WORK TO BE COMPLETED: Records follow. Pull out every line that contains "this".

DATA PROVIDED:

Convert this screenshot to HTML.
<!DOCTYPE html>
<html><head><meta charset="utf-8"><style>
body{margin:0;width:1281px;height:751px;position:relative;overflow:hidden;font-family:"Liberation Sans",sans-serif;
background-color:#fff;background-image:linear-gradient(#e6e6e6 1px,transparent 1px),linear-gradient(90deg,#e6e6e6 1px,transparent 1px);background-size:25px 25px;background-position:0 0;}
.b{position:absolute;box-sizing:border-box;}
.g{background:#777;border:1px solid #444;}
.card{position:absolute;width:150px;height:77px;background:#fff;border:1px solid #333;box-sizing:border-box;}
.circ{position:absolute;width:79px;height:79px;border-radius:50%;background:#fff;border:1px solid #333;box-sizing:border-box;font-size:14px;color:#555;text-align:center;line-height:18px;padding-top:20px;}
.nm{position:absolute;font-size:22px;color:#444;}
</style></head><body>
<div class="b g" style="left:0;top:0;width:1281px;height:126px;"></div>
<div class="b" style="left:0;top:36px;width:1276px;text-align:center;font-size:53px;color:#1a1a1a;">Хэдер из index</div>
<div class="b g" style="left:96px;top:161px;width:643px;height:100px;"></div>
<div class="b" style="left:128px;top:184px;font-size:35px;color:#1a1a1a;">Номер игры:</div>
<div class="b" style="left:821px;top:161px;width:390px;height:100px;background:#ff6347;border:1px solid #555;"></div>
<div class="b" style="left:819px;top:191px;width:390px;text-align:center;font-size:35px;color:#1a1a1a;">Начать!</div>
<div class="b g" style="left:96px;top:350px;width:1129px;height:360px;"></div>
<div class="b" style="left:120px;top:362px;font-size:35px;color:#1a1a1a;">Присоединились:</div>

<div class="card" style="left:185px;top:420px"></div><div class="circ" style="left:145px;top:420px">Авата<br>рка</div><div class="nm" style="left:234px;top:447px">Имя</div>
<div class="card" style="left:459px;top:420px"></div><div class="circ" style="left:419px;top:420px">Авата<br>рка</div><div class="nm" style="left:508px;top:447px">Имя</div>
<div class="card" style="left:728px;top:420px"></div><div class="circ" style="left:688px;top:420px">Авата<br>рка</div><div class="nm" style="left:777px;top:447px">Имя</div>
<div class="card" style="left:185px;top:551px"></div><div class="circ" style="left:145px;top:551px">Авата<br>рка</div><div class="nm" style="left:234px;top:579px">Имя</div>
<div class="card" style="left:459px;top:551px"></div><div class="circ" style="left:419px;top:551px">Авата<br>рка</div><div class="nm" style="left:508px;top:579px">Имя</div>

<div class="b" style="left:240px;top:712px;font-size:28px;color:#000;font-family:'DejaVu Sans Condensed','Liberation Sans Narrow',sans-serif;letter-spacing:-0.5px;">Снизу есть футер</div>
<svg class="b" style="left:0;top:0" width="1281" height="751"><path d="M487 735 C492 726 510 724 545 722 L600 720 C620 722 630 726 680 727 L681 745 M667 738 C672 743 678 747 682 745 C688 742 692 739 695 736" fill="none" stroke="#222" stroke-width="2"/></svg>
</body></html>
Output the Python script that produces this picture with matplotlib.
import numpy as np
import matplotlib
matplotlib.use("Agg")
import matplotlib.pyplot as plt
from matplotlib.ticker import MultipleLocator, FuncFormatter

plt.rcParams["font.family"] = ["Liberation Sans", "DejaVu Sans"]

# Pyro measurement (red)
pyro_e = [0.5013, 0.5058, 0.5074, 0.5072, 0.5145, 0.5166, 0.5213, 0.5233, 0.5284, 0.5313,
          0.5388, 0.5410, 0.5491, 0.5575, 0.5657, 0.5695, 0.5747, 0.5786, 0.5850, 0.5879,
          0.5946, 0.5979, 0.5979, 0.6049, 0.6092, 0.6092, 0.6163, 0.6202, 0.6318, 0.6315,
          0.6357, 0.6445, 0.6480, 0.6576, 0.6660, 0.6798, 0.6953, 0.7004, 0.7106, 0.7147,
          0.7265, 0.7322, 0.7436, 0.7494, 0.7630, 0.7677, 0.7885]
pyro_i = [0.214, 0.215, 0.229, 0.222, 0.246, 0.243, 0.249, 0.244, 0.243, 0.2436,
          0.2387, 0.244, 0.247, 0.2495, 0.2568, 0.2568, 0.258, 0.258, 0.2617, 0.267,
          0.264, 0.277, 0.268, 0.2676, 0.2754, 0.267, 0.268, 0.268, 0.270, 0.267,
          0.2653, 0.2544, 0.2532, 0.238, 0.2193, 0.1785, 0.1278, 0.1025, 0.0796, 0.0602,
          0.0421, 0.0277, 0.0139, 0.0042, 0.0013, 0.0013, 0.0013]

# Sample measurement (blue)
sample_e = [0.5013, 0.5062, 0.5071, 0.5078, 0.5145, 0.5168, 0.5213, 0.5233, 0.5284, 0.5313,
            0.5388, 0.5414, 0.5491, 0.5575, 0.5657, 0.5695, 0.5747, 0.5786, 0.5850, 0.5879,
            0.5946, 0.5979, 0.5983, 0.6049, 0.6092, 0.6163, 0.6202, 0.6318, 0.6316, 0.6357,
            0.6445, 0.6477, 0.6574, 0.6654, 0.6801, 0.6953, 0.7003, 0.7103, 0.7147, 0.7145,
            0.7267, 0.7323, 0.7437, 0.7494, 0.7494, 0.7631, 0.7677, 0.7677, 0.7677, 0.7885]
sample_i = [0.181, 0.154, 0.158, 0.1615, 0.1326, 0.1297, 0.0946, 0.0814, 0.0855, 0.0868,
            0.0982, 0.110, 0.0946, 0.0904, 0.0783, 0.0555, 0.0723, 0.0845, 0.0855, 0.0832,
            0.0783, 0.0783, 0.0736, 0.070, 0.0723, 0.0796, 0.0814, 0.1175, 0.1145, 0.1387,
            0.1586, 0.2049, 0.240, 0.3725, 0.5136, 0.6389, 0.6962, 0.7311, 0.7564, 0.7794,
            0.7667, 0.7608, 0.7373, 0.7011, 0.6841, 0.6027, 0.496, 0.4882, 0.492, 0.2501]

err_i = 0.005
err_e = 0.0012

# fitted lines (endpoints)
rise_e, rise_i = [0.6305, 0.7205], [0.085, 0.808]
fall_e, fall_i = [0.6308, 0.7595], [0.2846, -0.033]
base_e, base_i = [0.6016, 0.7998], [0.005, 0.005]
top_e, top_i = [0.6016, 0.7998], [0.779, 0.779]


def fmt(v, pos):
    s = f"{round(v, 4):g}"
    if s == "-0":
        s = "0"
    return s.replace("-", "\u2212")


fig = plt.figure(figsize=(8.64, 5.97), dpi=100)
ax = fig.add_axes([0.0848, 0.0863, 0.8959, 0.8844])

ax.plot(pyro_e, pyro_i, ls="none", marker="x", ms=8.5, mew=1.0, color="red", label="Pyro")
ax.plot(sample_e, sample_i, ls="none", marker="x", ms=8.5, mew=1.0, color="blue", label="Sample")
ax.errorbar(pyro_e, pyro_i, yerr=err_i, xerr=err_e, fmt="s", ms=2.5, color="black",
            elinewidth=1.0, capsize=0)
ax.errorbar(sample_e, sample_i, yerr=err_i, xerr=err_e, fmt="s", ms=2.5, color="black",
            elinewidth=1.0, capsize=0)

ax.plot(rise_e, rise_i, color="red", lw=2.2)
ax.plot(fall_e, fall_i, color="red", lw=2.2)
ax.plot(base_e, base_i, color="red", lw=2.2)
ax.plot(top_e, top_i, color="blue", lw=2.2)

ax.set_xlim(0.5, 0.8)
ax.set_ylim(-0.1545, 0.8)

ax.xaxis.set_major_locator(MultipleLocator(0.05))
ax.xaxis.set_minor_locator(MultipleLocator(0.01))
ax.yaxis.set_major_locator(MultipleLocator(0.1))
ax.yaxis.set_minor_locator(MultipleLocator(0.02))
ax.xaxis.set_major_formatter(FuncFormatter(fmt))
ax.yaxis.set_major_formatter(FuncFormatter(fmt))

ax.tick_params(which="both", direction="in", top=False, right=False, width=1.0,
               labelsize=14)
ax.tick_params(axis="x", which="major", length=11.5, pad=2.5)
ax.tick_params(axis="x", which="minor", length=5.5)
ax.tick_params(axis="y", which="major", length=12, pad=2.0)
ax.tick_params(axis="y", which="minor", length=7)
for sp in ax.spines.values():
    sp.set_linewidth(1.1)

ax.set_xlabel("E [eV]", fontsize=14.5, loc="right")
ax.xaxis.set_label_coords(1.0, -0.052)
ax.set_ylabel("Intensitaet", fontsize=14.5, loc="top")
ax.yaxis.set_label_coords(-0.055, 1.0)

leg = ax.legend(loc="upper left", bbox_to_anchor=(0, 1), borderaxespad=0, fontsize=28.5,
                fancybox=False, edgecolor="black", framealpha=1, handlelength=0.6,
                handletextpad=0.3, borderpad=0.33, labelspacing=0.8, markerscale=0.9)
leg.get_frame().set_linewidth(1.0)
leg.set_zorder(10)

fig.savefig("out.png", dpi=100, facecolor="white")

REPLY TO THE EXERCISE:
Convert this screenshot to HTML.
Output the Python script that produces this picture with matplotlib.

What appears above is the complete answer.